Additional Assignments

Finally, there are three additional assignments:

Three, short response papers (3-4 pp) on any aspect of the assigned reading, viewing, or listening.  You may choose the dates on which to submit these essays, provided that the first essay is submitted by 2/23, the second by 4/6, and the third by the end of the semester.  Papers should discuss some aspect of the material assigned for the day they are submitted, and they should provide a reasoned and clearly explained interpretive argument about the meaning or significance of the material.  In other words, these papers should not be random thoughts or arguments, but carefully constructed essays.  These essays will be graded for the originality and depth of their arguments and for the clarity of their expression.
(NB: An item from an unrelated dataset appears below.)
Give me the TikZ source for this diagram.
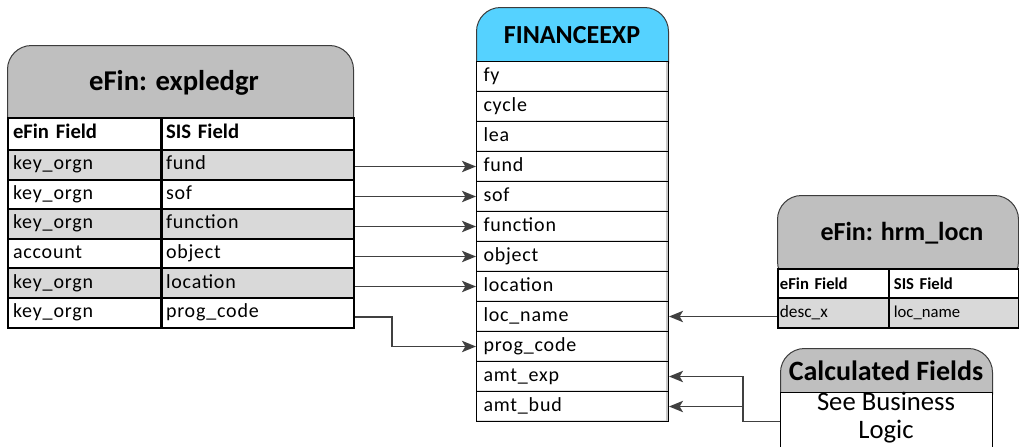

One annotation of the course Google map.  Choose one day from the course schedule and note your reservation on the course wiki provided for this purpose.  By class time of the scheduled day, add at least three markers (using the edit tool to drag and drop a balloon) to the course map noting locations that are relevant to the reading or viewing for that day.  Such annotations might include important locations in the narrative; residences of the artists; locations of a relevant institution or publishing venue.  For example, for our second meeting, I might add markers for the offices of The New Yorker where E. B. White worked, for the Lafayette Hotel he described, for the site of the new U.N. building whose creation he invokes, and for the probable location of the East Side garden he paints in his final lines.  What to mark is up to you and depends on your sense of what’s important and illuminating.

 Attendance at any two lectures held at the Center for the Humanities this semester.  Please indicate on the course wiki provided for this purpose the two lectures you will attend.  Though probably all of these lectures will be stimulating and enlightening, those scheduled for 1/31, 2/21, 4/4, and 4/11 are likely to be most relevant to the subject of this course.